“Gjakmarrja” – Albania’s plague – Arsa Sota, Albania

“Gjakmarrja” is revenge mostly between two families, when the relatives of the victim take retaliation against the other family, killing the murderer or another member of their family. When a person murders someone from another family, he does this, not thinking of the consequences. As a result, enmity between two families is created and all the males belonging to the family of the assassin are isolated. Women are the only ones allowed to go out and when the blood is returned (when someone from the killer’s family is murdered), the assassinations continue until there are no men left. When this happens, it’s the women’s turn. It all ends when the two families are erased. The best cases are when they choose to reconcile or agree to leave the problem to the authorities.

Many of you have probably never heard of this phenomenon, while others might just know it as revenge. It is much more than killing because one of your beloved ones was murdered. It’s roots date back to the medieval era or even earlier. This social occurrence  was commonly set in Mediterranean nations and more specifically in Albania, South Italy, Corsica and the European part of Turkey.

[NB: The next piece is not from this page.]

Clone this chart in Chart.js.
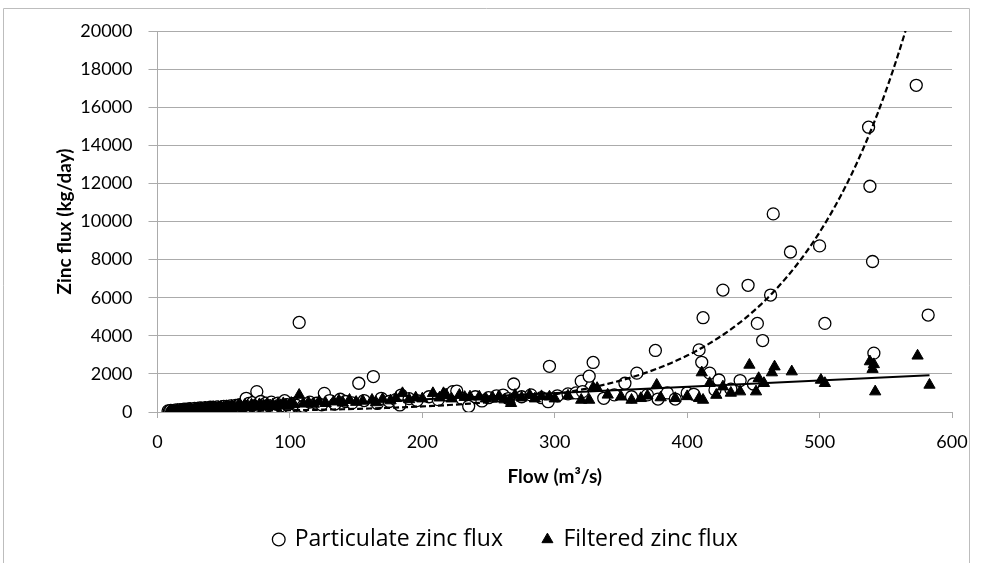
<!DOCTYPE html>
<html>
<head>
<meta charset="utf-8">
<script src="https://cdn.jsdelivr.net/npm/chart.js@4"></script>
<style>
  html, body { margin: 0; background: #fff; }
  #wrap { width: 983px; height: 563px; }
</style>
</head>
<body>
<div id="wrap"><canvas id="chart"></canvas></div>
<script>
// particulate zinc flux (open circles)
const particulateFlow = [
  8, 9, 10, 11, 12, 13, 14, 15, 16, 17, 18, 19, 20, 21, 22, 23, 24, 25, 26, 27,
  28, 29, 30, 31, 32, 33, 34, 35, 36, 37, 38, 39, 40, 41, 42, 43, 44, 45, 46, 47,
  48, 49, 50, 51, 52, 53, 54, 55, 56, 57, 58, 59, 60, 61, 62, 63, 64, 65, 66, 67,
  68, 69, 70, 71, 72, 74, 75, 76, 78, 80, 82, 84, 86, 88, 90, 91, 93, 96, 98, 100,
  103, 105, 107, 110,
  115, 120, 124, 126, 130, 134, 138, 142, 147, 152, 156, 163, 166, 169, 175, 180,
  183, 184, 190, 196, 205, 212, 218, 223, 226, 230, 235, 240, 245, 250, 256, 261,
  265, 269, 275, 282, 290, 295, 296, 302, 310, 316, 320, 321, 326, 329, 337, 345,
  353, 358, 362, 370, 376, 378, 385, 391, 400, 405, 409, 411, 412, 417, 421, 424,
  427, 433, 440, 446, 450, 453, 457, 463, 465, 478, 500, 504, 537, 538, 540, 541,
  573, 582
];
const particulateFlux = [
  60, 40, 90, 30, 70, 50, 110, 40, 80, 120, 60, 100, 150, 70, 130, 90, 170, 110, 60, 140,
  190, 100, 160, 80, 210, 130, 180, 100, 230, 150, 200, 120, 250, 170, 90, 220, 140, 270, 190, 110,
  240, 160, 300, 200, 130, 260, 180, 320, 220, 150, 280, 350, 200, 260, 380, 170, 300, 420, 230, 720,
  330, 450, 250, 380, 500, 300, 1070, 420, 550, 280, 470, 350, 520, 260, 400, 470, 320, 595, 380, 250,
  450, 350, 4700, 300,
  520, 460, 380, 980, 600, 420, 670, 550, 480, 1510, 600, 1860, 450, 720, 550, 650,
  370, 890, 700, 600, 800, 650, 900, 1070, 1100, 700, 300, 800, 580, 750, 850, 890,
  700, 1470, 800, 900, 750, 540, 2400, 850, 950, 1000, 1620, 1070, 1880, 2600, 720, 900,
  1510, 800, 2040, 900, 3230, 680, 1000, 680, 1000, 930, 3260, 2610, 4950, 2040, 1160, 1680,
  6400, 1200, 1650, 6650, 1470, 4650, 3750, 6140, 10400, 8400, 8720, 4650, 14950, 11850, 7900, 3090,
  17150, 5090
];

// filtered zinc flux (filled triangles)
const filteredFlow = [
  9, 10, 11, 12, 13, 14, 15, 16, 17, 18, 19, 20, 21, 22, 23, 24, 25, 26, 27, 28,
  29, 30, 31, 32, 33, 34, 35, 36, 37, 38, 39, 40, 41, 42, 43, 44, 45, 46, 47, 48,
  49, 50, 52, 53, 54, 55, 56, 57, 58, 60, 61, 62, 63, 65, 66, 67, 68, 70, 71, 72,
  74, 75, 77, 78, 80, 82, 83, 85, 87, 89, 91, 93, 95, 97, 99, 101, 103, 107, 110,
  114, 118, 122, 127, 133, 137, 140, 145, 150, 155, 162, 165, 170, 176, 180, 185,
  190, 195, 200, 208, 213, 216, 218, 222, 228, 232, 236, 243, 248, 253, 258, 262,
  266, 267, 270, 275, 281, 285, 290, 296, 300, 310, 320, 326, 329, 332, 340, 350,
  358, 365, 370, 377, 380, 391, 400, 409, 411, 412, 417, 422, 427, 433, 440, 447,
  452, 454, 458, 464, 466, 479, 501, 504, 538, 540, 541, 542, 574, 583
];
const filteredFlux = [
  30, 60, 20, 80, 40, 60, 100, 50, 90, 120, 70, 110, 140, 80, 130, 100, 160, 120, 80, 170,
  130, 190, 110, 150, 200, 130, 170, 220, 150, 190, 240, 160, 210, 260, 180, 230, 140, 250, 200, 280,
  170, 230, 300, 210, 260, 180, 320, 240, 290, 210, 340, 260, 300, 230, 360, 280, 330, 250, 380, 300,
  350, 270, 400, 320, 360, 280, 420, 340, 380, 300, 420, 350, 450, 380, 320, 470, 400, 890, 430,
  500, 420, 550, 460, 540, 600, 480, 630, 520, 580, 630, 500, 680, 600, 720, 980,
  660, 750, 700, 980, 750, 980, 890, 700, 890, 780, 800, 800, 700, 760, 820, 650,
  630, 460, 890, 750, 890, 700, 820, 800, 700, 850, 630, 630, 1280, 1250, 900, 800,
  630, 720, 850, 1420, 760, 720, 820, 720, 2070, 630, 1510, 890, 1330, 1000, 1070, 2470,
  1070, 1770, 1510, 2070, 2380, 2120, 1680, 1510, 2650, 2250, 2500, 1070, 2950, 1420
];

const xTicks = [0, 100, 200, 300, 400, 500, 600];
const yTicks = [0, 2000, 4000, 6000, 8000, 10000, 12000, 14000, 16000, 18000, 20000];

// trendline coefficients
const linSlope = 3.3;
const linIntercept = 0;
const expA = 28.7;
const expB = 0.01159;

const toPoints = (xs, ys) => xs.map((x, i) => ({ x: x, y: ys[i] }));

const flowMin = Math.min(...particulateFlow);
const flowMax = Math.max(...filteredFlow);

const linearTrend = [flowMin, flowMax].map(x => ({ x: x, y: linSlope * x + linIntercept }));
const expTrend = [];
for (let x = flowMin; x <= 580; x += 4) {
  expTrend.push({ x: x, y: expA * Math.exp(expB * x) });
}

const gridGray = '#ababab';
const padLeft = 60;

// outer frame plus the two axis titles (placed like the original)
const chartFrame = {
  id: 'chartFrame',
  afterDraw(chart) {
    const c = chart.ctx;
    const area = chart.chartArea;
    c.save();
    c.strokeStyle = '#bdbdbd';
    c.lineWidth = 1;
    c.beginPath();
    c.moveTo(3.5, 563);
    c.lineTo(3.5, 8.5);
    c.lineTo(969.5, 8.5);
    c.lineTo(969.5, 563);
    c.stroke();

    c.fillStyle = '#000';
    c.font = 'bold 19px Lato';
    c.textAlign = 'center';
    c.textBaseline = 'middle';
    c.fillText('Flow (m³/s)', (area.left + area.right) / 2, 477);

    c.translate(65, (area.top + area.bottom) / 2);
    c.rotate(-Math.PI / 2);
    c.fillText('Zinc flux (kg/day)', 0, 0);
    c.restore();
  }
};

new Chart(document.getElementById('chart'), {
  type: 'scatter',
  data: {
    datasets: [
      {
        label: 'Particulate zinc flux',
        data: toPoints(particulateFlow, particulateFlux),
        pointStyle: 'circle',
        pointRadius: 6,
        pointBorderWidth: 1.3,
        borderColor: '#000',
        backgroundColor: '#fff',
        order: 3
      },
      {
        label: 'Filtered zinc flux',
        data: toPoints(filteredFlow, filteredFlux),
        pointStyle: 'triangle',
        pointRadius: 6.5,
        pointBorderWidth: 1,
        borderColor: '#000',
        backgroundColor: '#000',
        order: 2
      },
      {
        label: 'linear',
        type: 'line',
        data: linearTrend,
        borderColor: '#000',
        borderWidth: 2,
        pointRadius: 0,
        fill: false,
        order: 1
      },
      {
        label: 'expon',
        type: 'line',
        data: expTrend,
        borderColor: '#000',
        borderWidth: 2.2,
        borderDash: [6, 3],
        pointRadius: 0,
        tension: 0,
        fill: false,
        order: 0
      }
    ]
  },
  options: {
    responsive: true,
    maintainAspectRatio: false,
    animation: false,
    devicePixelRatio: 1,
    layout: {
      padding: { top: 31, right: 31, left: padLeft, bottom: 15 }
    },
    scales: {
      x: {
        type: 'linear',
        min: xTicks[0],
        max: xTicks[xTicks.length - 1],
        afterBuildTicks: s => { s.ticks = xTicks.map(v => ({ value: v })); },
        afterFit: s => { s.height = 76; },
        ticks: {
          color: '#000',
          font: { family: 'Lato', size: 18 },
          padding: 13,
          maxRotation: 0
        },
        grid: {
          drawOnChartArea: false,
          tickLength: 6,
          color: gridGray
        },
        border: { color: gridGray }
      },
      y: {
        min: yTicks[0],
        max: yTicks[yTicks.length - 1],
        afterBuildTicks: s => { s.ticks = yTicks.map(v => ({ value: v })); },
        afterFit: s => { s.width = 157.5 - padLeft; },
        ticks: {
          color: '#000',
          font: { family: 'Lato', size: 18 },
          padding: 16,
          callback: v => String(v)
        },
        grid: {
          color: gridGray,
          tickLength: 9
        },
        border: { color: gridGray }
      }
    },
    plugins: {
      legend: {
        position: 'bottom',
        maxHeight: 60,
        labels: {
          filter: item => item.datasetIndex < 2,
          sort: (a, b) => a.datasetIndex - b.datasetIndex,
          usePointStyle: true,
          boxWidth: 9,
          boxHeight: 9,
          padding: 40,
          color: '#000',
          font: { family: 'Open Sans', size: 23 }
        }
      },
      tooltip: { enabled: false }
    }
  },
  plugins: [chartFrame]
});
</script>
</body>
</html>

But where did this phenomenon come from?

This practice is generally seen as in line with the Albanian social code known as Kanuni i Lekë Dukagjinit, or simply the Kanun. This is a set of traditional Albanian laws. There were 4 known Kanuns but the most important one that continues to influence specific parts of Albania is Kanun of Lekë Dukagjini. Lekë Dukagjini was a prince and allegedly the first who codified the “Kanun” in the 15th century. Although the laws are attributed to him, they evolved over time as a way to bring law and rule to these lands. The Kanun was divided into the following 12 sections: Church, Family, Marriage, House, Livestock and Property, Work, Transfer of Property, Spoken Word, Honor, Damages, Law Regarding Crimes, Judicial Law, Exemptions and Exceptions.

One of these rules shows how murders is supposed to be handled, and was used to lead to blood feud, and continues to do so even now.  In some parts of the country, the Kanun resembles the Italian vendetta.

Even if it encourages this kind of solution, the Kanun holds important Albanian customs and traditions.  Gjakmarrja dates back to the 15th century when Albanian territory was then divided in principalities and these rules were created because the state was inexistent back then. People used to kill, not because they wanted to take revenge and make the other family pay. Of course, this was a good reason but they were doing it to protect their honor.

After the liberation of the country, the state took action in preventing Gjakmarrja. For 45 years (1945-1990), Albania was under the communist rule and the state took strict action to prevent this phenomenon. It was kept under control but it was never destroyed.

Unfortunately, later, mostly in Nord, people abused with the principles of Kanun. The murderers have continued and women and children that, according to these laws, were untouchable were now innocent victims of this social phenomenon. Kanun protects women and children. There is even a rule saying that the life of a woman is equal to those of seven men but everyone seems to ignore that. These men assume they’re devoted to Kanun but killing has become so easy for them. Law is weak in these areas. Children are scared to go to school. They can’t read or write, no matter how much they want to. People who once used to have a life, are now forced to lock the door of their houses and wait for death to knock.

It used to be completely normal to die because your uncle killed someone from another family but this was so, more than 500 years ago. We are in 21st century and we’re doing nothing to stop it.

Why should someone suffer for something he/she never did?

This is a question many people are asking nowadays and they’re still waiting for the answer.